(TO DO)
The entries below should be quoted exactly, with no pictures carried over.

(DATASET RECORDS)
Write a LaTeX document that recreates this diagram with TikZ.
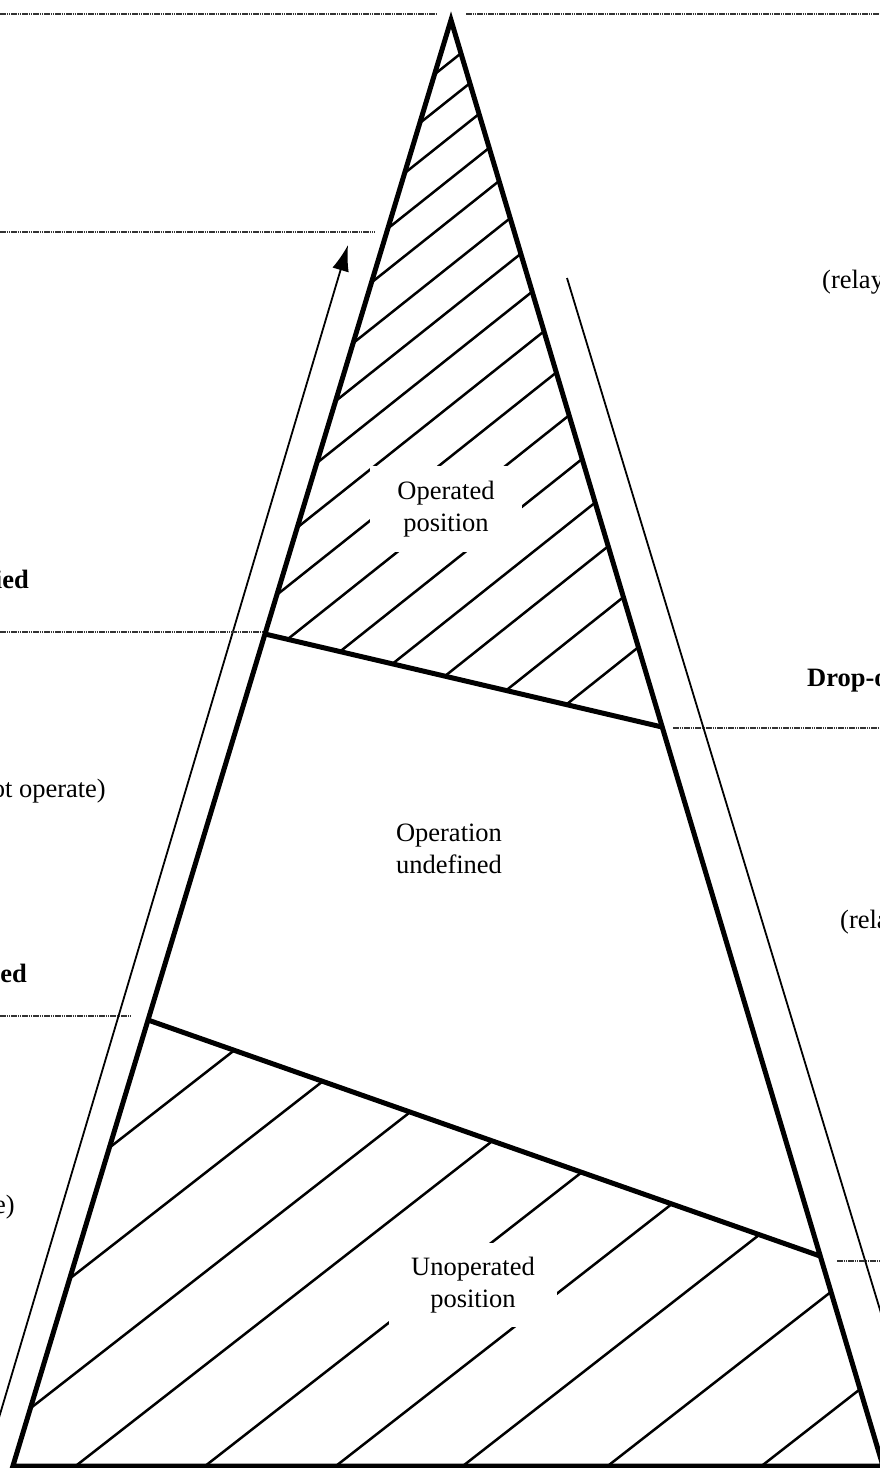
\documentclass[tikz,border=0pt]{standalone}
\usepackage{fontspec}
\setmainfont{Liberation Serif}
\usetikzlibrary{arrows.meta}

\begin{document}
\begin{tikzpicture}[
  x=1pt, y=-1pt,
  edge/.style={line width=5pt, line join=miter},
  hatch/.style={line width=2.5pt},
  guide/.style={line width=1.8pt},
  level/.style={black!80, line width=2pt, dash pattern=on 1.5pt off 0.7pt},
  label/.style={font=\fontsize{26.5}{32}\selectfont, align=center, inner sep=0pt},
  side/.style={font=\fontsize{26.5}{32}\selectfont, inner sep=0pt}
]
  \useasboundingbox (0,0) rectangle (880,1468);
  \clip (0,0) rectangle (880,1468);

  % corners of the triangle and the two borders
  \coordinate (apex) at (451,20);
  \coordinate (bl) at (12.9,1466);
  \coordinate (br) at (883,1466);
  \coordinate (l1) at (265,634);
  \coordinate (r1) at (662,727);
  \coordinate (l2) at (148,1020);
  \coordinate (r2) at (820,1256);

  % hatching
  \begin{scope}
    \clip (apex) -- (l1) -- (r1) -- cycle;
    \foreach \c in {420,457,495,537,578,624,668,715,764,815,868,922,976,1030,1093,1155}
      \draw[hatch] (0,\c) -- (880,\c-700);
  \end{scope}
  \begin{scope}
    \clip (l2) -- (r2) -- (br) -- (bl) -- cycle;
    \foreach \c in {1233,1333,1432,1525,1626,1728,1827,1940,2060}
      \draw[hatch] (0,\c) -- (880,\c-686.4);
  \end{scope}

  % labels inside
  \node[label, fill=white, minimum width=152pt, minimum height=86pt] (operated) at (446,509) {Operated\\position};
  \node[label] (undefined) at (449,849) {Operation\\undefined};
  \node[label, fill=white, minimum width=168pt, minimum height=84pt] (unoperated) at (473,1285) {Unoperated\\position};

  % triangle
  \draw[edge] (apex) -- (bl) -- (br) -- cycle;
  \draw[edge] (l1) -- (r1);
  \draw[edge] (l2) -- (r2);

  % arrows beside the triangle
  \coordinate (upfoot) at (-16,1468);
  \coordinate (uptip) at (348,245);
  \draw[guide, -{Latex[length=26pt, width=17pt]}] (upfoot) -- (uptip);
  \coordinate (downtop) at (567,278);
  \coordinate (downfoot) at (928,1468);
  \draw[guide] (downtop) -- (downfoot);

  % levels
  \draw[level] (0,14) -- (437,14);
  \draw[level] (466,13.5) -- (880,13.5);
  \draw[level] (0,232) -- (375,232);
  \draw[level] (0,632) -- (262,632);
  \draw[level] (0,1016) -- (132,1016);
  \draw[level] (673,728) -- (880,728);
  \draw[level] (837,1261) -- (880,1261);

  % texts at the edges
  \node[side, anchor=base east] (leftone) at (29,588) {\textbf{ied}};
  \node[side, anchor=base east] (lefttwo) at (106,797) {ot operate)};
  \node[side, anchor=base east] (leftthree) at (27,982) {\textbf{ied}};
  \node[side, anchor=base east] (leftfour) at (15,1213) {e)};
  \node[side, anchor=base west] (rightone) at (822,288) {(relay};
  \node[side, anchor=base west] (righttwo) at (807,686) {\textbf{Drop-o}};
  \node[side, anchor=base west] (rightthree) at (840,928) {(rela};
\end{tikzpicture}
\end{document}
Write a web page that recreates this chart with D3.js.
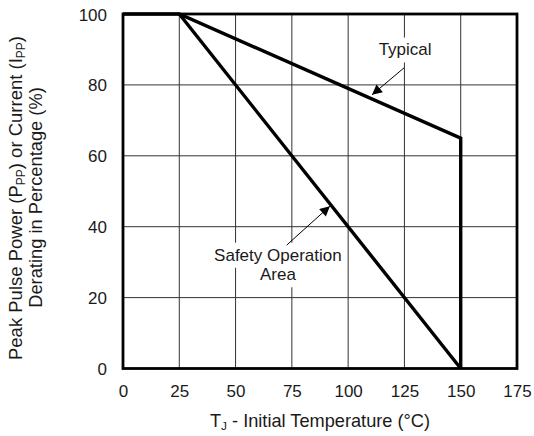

(COMPLETE ANSWER)
Write a LaTeX document that recreates this diagram with TikZ.
\documentclass[tikz,border=0pt]{standalone}
\usepackage{fontspec}
\setmainfont{Liberation Serif}
\usetikzlibrary{arrows.meta}

\begin{document}
\begin{tikzpicture}[
  x=1pt, y=-1pt,
  edge/.style={line width=5pt, line join=miter},
  hatch/.style={line width=2.5pt},
  guide/.style={line width=1.8pt},
  level/.style={black!80, line width=2pt, dash pattern=on 1.5pt off 0.7pt},
  label/.style={font=\fontsize{26.5}{32}\selectfont, align=center, inner sep=0pt},
  side/.style={font=\fontsize{26.5}{32}\selectfont, inner sep=0pt}
]
  \useasboundingbox (0,0) rectangle (880,1468);
  \clip (0,0) rectangle (880,1468);

  % corners of the triangle and the two borders
  \coordinate (apex) at (451,20);
  \coordinate (bl) at (12.9,1466);
  \coordinate (br) at (883,1466);
  \coordinate (l1) at (265,634);
  \coordinate (r1) at (662,727);
  \coordinate (l2) at (148,1020);
  \coordinate (r2) at (820,1256);

  % hatching
  \begin{scope}
    \clip (apex) -- (l1) -- (r1) -- cycle;
    \foreach \c in {420,457,495,537,578,624,668,715,764,815,868,922,976,1030,1093,1155}
      \draw[hatch] (0,\c) -- (880,\c-700);
  \end{scope}
  \begin{scope}
    \clip (l2) -- (r2) -- (br) -- (bl) -- cycle;
    \foreach \c in {1233,1333,1432,1525,1626,1728,1827,1940,2060}
      \draw[hatch] (0,\c) -- (880,\c-686.4);
  \end{scope}

  % labels inside
  \node[label, fill=white, minimum width=152pt, minimum height=86pt] (operated) at (446,509) {Operated\\position};
  \node[label] (undefined) at (449,849) {Operation\\undefined};
  \node[label, fill=white, minimum width=168pt, minimum height=84pt] (unoperated) at (473,1285) {Unoperated\\position};

  % triangle
  \draw[edge] (apex) -- (bl) -- (br) -- cycle;
  \draw[edge] (l1) -- (r1);
  \draw[edge] (l2) -- (r2);

  % arrows beside the triangle
  \coordinate (upfoot) at (-16,1468);
  \coordinate (uptip) at (348,245);
  \draw[guide, -{Latex[length=26pt, width=17pt]}] (upfoot) -- (uptip);
  \coordinate (downtop) at (567,278);
  \coordinate (downfoot) at (928,1468);
  \draw[guide] (downtop) -- (downfoot);

  % levels
  \draw[level] (0,14) -- (437,14);
  \draw[level] (466,13.5) -- (880,13.5);
  \draw[level] (0,232) -- (375,232);
  \draw[level] (0,632) -- (262,632);
  \draw[level] (0,1016) -- (132,1016);
  \draw[level] (673,728) -- (880,728);
  \draw[level] (837,1261) -- (880,1261);

  % texts at the edges
  \node[side, anchor=base east] (leftone) at (29,588) {\textbf{ied}};
  \node[side, anchor=base east] (lefttwo) at (106,797) {ot operate)};
  \node[side, anchor=base east] (leftthree) at (27,982) {\textbf{ied}};
  \node[side, anchor=base east] (leftfour) at (15,1213) {e)};
  \node[side, anchor=base west] (rightone) at (822,288) {(relay};
  \node[side, anchor=base west] (righttwo) at (807,686) {\textbf{Drop-o}};
  \node[side, anchor=base west] (rightthree) at (840,928) {(rela};
\end{tikzpicture}
\end{document}
Write a web page that recreates this chart with D3.js.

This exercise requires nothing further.